(begin)

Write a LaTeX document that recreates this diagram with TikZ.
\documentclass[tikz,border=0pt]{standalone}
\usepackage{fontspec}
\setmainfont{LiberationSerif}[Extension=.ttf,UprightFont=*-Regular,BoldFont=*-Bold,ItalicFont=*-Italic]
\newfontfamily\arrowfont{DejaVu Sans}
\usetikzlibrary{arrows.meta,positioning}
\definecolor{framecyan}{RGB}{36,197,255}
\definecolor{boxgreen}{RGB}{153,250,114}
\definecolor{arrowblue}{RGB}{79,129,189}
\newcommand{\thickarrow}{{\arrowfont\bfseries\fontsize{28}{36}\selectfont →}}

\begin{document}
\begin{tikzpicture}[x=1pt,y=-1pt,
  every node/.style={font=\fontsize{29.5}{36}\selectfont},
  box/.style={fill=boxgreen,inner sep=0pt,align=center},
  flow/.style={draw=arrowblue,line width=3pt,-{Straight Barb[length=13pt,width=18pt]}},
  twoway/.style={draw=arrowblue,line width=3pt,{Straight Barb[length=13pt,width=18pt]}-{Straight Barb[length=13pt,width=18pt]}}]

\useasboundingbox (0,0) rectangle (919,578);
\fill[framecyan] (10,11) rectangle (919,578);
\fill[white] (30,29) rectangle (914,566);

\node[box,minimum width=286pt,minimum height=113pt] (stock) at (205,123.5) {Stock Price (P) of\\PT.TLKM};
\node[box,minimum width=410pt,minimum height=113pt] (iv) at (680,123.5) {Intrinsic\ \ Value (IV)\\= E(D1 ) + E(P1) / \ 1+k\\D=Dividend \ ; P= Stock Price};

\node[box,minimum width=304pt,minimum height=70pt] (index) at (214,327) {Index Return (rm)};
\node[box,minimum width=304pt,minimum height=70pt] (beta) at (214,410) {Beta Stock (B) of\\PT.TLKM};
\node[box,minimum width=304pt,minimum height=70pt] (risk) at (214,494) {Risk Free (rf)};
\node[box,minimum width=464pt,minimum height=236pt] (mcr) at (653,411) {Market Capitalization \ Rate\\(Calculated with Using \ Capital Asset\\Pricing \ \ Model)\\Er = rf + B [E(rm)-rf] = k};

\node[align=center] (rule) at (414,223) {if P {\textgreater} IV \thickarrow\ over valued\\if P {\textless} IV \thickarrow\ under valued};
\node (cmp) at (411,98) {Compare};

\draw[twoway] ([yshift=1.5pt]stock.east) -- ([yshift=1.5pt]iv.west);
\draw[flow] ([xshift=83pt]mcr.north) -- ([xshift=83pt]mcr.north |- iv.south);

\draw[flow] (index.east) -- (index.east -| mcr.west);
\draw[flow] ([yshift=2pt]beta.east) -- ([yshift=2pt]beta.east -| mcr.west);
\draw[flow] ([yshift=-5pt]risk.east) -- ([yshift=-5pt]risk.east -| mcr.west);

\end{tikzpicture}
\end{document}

(end)
(begin)

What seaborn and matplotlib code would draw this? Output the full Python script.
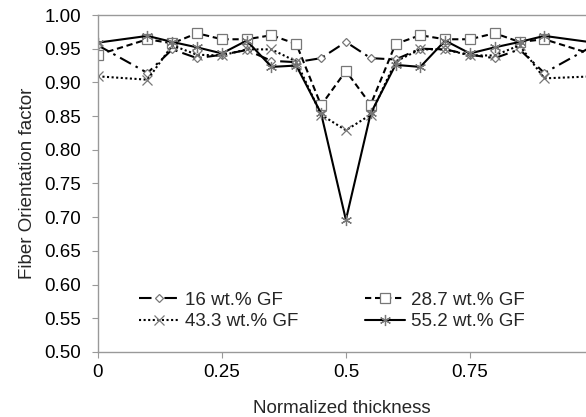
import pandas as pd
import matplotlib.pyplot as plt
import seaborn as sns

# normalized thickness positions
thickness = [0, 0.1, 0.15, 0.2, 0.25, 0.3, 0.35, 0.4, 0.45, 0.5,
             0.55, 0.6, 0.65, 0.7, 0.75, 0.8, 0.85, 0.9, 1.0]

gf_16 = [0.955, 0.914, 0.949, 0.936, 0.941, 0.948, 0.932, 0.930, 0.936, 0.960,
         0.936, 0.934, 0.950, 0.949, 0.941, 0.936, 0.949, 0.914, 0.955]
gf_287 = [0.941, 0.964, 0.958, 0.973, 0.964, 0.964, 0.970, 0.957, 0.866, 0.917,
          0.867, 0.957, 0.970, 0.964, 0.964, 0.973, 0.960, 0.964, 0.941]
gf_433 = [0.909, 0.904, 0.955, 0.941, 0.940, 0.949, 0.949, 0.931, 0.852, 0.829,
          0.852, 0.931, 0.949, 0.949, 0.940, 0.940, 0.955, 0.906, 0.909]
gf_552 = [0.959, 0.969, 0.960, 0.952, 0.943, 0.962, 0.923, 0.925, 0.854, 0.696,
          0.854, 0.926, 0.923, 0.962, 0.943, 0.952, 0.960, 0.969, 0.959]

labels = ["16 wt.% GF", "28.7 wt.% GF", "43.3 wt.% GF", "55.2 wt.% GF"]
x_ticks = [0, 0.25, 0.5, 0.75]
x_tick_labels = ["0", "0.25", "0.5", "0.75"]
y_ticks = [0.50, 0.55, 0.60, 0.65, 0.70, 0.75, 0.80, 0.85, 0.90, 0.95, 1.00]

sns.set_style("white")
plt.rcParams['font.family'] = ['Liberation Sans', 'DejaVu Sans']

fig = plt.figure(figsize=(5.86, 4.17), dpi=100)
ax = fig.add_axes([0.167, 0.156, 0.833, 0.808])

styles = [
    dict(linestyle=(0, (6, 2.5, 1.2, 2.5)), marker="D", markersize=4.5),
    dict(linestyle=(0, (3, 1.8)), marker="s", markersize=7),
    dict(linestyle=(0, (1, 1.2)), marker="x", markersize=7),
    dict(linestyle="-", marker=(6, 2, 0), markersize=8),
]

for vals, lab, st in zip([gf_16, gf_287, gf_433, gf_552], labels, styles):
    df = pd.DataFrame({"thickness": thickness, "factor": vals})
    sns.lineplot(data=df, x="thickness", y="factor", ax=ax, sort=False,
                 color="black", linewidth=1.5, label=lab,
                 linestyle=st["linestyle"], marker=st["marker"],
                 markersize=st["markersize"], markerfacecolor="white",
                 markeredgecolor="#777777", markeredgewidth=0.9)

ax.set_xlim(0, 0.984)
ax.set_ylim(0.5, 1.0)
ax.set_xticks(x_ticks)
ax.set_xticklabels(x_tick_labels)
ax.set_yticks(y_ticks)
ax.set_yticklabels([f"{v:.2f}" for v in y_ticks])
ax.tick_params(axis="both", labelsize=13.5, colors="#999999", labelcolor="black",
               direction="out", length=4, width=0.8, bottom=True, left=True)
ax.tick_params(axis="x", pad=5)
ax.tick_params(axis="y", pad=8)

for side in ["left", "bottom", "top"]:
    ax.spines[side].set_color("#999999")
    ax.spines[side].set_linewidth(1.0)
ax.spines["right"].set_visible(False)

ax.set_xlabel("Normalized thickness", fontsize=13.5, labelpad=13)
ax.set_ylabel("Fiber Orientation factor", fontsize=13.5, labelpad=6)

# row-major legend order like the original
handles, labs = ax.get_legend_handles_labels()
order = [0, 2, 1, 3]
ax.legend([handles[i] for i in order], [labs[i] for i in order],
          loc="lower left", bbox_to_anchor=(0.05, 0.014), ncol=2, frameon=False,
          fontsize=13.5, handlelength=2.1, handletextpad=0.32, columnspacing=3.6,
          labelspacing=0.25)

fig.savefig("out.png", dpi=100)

(end)
(begin)

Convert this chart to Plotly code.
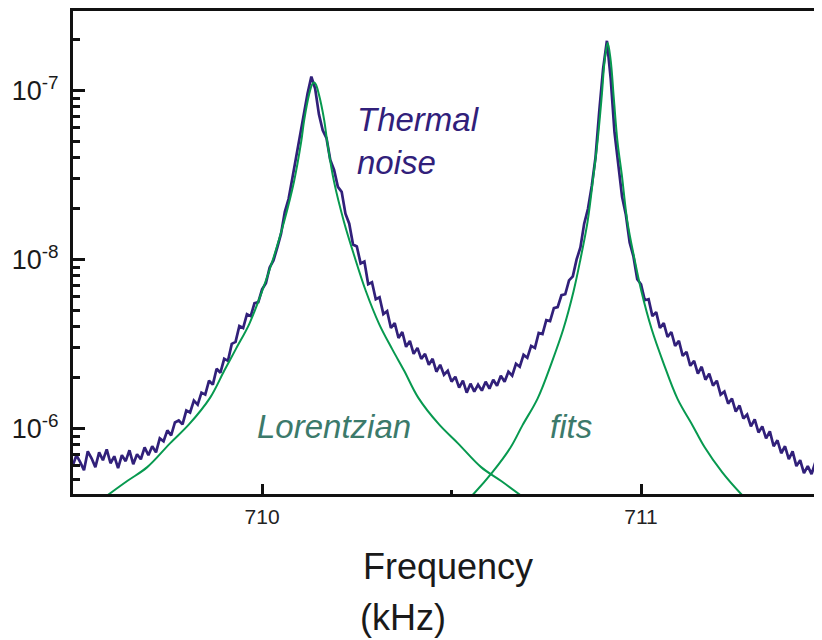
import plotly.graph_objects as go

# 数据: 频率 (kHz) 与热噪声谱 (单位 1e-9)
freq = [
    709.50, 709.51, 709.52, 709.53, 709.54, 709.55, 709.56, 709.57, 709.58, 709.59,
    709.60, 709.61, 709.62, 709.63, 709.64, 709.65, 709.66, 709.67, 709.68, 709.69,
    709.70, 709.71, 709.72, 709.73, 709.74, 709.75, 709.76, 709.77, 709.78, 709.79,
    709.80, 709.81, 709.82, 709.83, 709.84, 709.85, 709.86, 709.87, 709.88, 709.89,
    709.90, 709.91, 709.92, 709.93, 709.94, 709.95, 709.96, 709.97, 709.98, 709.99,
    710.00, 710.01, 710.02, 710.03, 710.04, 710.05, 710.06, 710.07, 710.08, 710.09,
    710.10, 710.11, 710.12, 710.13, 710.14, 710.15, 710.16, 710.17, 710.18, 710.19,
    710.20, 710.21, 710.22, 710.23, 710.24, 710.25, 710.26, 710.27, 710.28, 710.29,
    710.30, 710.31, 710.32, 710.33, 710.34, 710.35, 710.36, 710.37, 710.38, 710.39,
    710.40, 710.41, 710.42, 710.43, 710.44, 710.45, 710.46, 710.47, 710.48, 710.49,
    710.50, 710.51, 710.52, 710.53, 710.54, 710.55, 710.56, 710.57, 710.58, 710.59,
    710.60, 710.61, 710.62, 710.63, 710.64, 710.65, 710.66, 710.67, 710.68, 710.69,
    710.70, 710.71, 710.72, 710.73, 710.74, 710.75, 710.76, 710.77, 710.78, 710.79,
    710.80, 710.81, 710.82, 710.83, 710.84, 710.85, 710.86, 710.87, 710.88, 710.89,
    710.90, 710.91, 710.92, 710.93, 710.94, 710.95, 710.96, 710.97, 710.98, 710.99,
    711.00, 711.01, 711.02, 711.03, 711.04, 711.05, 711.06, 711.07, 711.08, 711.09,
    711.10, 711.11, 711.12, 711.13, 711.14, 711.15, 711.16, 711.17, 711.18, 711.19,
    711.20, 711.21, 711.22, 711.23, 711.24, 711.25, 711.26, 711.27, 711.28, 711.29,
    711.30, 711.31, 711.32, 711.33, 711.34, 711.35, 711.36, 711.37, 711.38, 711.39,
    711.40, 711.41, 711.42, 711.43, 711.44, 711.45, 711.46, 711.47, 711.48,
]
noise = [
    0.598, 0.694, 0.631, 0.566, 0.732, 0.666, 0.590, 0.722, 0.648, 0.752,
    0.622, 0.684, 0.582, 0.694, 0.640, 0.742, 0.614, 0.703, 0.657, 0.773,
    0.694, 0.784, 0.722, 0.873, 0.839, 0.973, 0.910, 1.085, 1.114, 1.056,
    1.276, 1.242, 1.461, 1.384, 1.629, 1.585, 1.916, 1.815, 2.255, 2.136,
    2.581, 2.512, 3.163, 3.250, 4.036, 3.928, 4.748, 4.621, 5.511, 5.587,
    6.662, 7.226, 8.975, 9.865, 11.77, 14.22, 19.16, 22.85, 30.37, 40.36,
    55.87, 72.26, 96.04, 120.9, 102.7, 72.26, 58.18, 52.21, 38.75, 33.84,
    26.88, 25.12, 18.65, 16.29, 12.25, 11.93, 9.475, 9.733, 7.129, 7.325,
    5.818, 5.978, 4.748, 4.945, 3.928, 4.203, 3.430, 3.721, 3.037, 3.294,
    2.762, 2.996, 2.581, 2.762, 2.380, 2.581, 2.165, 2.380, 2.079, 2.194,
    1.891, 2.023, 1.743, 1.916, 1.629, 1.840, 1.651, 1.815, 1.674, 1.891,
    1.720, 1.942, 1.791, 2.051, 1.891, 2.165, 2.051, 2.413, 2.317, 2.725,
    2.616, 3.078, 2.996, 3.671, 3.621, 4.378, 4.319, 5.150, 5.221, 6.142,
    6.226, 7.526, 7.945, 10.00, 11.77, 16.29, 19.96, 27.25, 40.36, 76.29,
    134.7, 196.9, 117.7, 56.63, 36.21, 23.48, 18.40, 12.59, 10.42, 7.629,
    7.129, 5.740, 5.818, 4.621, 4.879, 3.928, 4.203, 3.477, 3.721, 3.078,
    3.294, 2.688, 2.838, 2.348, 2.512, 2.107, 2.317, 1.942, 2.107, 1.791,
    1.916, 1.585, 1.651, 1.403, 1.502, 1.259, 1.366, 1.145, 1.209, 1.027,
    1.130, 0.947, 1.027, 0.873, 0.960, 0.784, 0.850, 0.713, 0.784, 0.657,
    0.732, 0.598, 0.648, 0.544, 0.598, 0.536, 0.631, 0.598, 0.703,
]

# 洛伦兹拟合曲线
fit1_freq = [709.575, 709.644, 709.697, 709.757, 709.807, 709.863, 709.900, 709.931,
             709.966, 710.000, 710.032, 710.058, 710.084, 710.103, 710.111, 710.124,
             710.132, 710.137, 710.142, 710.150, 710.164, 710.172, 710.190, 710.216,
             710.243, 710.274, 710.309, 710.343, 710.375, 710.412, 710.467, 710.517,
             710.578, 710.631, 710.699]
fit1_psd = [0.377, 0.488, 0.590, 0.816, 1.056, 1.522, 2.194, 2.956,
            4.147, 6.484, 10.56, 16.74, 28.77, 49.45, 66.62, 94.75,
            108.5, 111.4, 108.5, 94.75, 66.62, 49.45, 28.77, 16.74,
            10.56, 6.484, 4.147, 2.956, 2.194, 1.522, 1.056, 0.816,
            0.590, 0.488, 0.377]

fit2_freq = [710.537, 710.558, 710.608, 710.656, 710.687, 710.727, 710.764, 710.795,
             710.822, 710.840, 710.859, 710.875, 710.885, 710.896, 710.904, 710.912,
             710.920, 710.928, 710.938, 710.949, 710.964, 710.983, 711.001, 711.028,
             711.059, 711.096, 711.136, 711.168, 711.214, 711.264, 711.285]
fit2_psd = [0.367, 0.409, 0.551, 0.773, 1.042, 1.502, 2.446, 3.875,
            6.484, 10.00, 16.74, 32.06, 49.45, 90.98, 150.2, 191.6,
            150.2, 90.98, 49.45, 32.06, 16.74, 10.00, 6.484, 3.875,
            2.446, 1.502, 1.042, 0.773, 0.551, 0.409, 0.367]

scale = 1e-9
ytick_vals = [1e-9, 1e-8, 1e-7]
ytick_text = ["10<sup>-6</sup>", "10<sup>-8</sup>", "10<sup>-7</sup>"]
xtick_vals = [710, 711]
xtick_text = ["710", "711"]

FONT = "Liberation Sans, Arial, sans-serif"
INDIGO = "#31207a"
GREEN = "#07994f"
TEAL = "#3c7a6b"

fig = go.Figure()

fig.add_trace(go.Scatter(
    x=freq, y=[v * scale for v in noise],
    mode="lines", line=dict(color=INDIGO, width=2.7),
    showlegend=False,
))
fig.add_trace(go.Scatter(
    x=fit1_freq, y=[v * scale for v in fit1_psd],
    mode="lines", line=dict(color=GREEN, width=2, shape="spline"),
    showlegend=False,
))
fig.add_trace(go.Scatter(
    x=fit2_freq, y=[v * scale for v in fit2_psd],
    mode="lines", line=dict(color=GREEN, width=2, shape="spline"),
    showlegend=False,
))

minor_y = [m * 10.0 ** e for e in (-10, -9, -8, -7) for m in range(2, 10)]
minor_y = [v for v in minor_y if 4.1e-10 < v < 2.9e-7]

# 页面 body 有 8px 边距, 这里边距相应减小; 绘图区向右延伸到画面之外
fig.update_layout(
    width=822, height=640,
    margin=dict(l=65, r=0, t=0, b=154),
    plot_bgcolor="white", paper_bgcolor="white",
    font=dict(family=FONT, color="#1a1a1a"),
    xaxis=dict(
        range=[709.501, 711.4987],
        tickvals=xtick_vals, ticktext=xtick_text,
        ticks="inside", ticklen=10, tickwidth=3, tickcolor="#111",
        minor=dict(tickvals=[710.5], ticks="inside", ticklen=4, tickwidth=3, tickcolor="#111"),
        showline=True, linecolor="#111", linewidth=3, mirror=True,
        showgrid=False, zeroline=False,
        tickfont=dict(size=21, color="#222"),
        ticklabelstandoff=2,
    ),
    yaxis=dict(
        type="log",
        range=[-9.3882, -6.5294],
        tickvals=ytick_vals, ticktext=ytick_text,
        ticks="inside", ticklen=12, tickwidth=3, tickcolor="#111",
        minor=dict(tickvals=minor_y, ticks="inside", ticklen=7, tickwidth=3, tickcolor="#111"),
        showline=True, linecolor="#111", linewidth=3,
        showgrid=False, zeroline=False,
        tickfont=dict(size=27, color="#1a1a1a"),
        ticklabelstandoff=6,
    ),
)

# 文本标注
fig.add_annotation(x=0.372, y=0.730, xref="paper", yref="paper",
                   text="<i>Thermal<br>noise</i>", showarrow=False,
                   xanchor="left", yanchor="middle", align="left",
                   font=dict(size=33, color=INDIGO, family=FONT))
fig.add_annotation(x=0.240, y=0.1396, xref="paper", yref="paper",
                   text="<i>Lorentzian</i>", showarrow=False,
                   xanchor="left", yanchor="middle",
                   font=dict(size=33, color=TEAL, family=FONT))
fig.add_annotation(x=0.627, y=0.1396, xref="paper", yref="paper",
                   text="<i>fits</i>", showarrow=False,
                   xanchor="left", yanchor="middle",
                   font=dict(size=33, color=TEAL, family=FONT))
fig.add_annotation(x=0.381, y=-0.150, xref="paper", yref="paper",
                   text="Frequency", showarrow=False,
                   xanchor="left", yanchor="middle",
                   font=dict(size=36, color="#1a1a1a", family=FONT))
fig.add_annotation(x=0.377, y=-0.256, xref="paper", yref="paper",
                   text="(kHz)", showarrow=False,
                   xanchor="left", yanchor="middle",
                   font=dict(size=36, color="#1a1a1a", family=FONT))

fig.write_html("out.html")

(end)

# EXERCISE AIM
For this exercise, gather every line of the data that contains the word "seaborn".

# FINISHED ANSWER
What seaborn and matplotlib code would draw this? Output the full Python script.
import seaborn as sns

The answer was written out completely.